### [TASK DIRECTIONS]
Please determine how many lines of the material include the word "matplotlib", and respond with nothing but that number.

### [GIVEN MATERIAL]
:::

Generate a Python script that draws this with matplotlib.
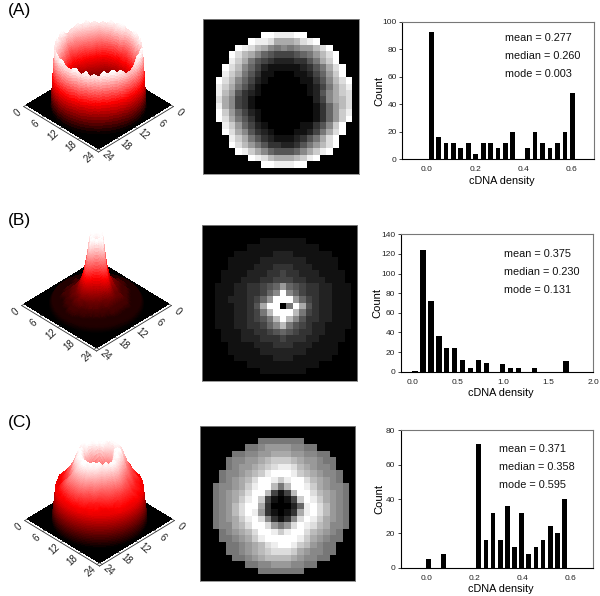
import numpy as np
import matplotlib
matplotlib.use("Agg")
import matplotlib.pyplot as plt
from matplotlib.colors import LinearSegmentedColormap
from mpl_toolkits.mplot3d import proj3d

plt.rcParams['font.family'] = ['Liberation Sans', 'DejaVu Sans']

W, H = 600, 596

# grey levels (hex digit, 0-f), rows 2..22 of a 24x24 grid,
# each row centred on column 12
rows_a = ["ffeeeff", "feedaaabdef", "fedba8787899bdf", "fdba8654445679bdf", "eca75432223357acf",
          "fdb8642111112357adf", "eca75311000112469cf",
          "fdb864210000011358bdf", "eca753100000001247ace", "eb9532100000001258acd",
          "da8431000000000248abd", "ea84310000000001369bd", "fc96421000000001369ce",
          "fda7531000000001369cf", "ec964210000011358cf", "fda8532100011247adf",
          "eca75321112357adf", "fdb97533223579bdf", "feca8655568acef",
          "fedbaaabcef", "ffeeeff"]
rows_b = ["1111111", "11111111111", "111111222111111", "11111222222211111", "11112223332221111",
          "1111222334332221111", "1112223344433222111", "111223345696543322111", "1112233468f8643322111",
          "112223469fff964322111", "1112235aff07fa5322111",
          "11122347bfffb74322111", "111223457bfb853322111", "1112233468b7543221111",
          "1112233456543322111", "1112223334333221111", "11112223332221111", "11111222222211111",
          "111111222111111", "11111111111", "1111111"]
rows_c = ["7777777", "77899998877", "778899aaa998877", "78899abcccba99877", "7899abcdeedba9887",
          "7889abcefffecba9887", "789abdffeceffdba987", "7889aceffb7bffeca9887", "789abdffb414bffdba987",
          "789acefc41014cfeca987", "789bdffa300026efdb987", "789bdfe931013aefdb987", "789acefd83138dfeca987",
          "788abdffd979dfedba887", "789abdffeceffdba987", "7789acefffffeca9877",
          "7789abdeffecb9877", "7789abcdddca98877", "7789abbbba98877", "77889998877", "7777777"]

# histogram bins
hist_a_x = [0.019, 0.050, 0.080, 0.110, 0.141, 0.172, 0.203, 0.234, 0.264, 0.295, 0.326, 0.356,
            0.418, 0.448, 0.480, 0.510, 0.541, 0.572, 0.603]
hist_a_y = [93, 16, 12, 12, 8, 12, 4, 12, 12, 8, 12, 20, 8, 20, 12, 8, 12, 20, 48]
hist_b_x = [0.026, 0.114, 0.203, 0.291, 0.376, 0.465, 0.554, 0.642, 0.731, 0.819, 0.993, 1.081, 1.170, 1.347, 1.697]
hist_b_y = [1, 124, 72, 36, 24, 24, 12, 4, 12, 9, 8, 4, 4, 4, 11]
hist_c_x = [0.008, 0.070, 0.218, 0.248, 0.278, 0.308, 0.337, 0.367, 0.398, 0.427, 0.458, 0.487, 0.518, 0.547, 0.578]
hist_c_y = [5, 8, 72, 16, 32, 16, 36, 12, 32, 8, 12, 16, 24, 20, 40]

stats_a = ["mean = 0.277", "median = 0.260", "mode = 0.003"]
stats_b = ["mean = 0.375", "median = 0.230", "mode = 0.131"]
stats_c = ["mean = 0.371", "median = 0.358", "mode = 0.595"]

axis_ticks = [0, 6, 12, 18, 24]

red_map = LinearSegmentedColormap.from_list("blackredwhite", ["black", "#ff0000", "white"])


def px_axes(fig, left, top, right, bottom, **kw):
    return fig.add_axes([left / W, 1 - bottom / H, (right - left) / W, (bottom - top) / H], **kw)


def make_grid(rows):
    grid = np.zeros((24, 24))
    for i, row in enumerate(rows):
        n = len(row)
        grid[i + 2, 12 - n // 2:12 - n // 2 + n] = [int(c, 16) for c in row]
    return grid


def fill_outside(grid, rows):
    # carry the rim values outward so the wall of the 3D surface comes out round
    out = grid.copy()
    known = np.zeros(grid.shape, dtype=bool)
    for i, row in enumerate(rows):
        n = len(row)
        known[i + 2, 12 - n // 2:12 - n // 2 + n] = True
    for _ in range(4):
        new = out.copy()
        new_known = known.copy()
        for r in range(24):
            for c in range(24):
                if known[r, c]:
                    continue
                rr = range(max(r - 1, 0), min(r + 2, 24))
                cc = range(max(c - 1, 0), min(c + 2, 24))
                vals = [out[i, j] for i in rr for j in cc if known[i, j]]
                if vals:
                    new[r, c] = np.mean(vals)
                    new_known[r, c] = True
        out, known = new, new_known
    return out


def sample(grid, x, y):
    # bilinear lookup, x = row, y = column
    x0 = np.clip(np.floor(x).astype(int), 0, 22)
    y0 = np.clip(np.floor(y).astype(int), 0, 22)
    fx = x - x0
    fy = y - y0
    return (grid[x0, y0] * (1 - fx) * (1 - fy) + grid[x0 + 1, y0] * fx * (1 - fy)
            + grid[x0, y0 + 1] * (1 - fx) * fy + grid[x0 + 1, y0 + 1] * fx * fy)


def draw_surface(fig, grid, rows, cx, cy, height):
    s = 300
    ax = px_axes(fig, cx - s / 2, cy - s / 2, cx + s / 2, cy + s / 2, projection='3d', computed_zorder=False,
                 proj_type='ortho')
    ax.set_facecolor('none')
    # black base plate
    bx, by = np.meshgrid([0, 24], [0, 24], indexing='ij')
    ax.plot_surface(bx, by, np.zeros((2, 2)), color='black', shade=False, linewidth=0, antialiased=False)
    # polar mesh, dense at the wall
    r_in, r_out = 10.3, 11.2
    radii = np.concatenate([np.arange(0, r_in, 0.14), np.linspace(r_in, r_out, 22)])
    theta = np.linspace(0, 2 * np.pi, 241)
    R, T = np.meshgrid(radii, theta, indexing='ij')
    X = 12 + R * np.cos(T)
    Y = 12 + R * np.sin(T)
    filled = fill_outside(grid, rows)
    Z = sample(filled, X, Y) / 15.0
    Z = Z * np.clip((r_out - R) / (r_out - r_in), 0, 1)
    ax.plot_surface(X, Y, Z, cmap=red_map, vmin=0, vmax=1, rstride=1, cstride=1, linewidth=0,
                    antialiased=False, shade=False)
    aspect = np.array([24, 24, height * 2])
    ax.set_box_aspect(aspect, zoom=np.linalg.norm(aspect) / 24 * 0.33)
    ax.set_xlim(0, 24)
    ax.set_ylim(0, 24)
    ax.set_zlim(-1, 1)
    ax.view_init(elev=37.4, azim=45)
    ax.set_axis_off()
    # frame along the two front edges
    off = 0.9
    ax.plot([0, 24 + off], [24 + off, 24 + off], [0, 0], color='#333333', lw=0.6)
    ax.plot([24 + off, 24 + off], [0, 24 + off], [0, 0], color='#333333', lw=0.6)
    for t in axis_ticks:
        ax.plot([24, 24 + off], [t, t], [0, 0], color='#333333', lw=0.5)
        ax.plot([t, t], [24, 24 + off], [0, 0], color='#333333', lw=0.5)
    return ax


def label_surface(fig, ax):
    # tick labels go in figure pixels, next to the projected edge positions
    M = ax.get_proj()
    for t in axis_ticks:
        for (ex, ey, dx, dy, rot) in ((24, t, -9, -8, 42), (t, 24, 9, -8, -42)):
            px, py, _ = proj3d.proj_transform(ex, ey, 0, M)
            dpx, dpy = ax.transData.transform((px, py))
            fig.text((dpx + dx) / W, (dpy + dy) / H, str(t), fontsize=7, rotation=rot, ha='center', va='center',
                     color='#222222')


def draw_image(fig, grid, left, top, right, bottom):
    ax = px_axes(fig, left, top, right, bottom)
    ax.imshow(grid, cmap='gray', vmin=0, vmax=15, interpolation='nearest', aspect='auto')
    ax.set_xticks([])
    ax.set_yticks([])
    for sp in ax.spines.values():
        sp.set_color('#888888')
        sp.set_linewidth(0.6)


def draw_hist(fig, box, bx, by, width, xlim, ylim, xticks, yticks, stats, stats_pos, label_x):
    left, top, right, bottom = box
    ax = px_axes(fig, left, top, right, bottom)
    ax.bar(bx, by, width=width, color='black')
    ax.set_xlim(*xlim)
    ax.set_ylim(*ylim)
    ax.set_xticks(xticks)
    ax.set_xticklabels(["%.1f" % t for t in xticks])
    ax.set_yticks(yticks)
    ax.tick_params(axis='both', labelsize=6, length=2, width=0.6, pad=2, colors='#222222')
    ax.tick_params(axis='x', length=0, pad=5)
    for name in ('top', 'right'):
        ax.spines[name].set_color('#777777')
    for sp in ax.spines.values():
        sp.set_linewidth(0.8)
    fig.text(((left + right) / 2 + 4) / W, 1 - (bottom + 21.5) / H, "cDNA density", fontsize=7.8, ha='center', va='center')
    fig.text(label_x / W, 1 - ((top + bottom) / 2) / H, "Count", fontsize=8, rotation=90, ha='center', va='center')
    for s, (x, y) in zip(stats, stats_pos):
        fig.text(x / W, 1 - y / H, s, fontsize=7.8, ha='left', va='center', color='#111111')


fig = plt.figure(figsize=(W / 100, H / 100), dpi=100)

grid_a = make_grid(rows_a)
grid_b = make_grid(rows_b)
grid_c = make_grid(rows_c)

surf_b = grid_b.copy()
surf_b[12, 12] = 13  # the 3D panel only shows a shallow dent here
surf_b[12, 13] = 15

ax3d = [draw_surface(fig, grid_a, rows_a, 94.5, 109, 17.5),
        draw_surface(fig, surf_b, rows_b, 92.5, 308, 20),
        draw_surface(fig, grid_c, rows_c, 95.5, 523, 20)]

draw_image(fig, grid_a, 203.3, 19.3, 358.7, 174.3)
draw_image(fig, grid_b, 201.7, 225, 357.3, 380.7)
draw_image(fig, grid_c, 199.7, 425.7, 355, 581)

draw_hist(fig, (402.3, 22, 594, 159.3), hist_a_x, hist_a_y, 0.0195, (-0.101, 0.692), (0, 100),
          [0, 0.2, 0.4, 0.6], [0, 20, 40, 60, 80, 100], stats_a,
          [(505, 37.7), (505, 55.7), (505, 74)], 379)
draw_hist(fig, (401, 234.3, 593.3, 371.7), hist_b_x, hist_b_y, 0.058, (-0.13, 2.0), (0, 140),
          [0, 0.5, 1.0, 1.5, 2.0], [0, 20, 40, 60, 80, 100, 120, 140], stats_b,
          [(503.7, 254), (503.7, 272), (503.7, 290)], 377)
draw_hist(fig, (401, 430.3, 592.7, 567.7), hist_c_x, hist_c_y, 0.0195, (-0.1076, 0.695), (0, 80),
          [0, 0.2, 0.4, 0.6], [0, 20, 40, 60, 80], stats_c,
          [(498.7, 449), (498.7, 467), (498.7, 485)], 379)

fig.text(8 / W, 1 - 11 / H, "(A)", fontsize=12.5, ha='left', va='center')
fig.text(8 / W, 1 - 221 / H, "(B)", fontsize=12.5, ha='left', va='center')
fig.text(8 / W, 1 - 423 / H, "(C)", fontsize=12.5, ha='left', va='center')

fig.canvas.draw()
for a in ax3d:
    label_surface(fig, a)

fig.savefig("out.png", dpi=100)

:::

### [REPLY]
5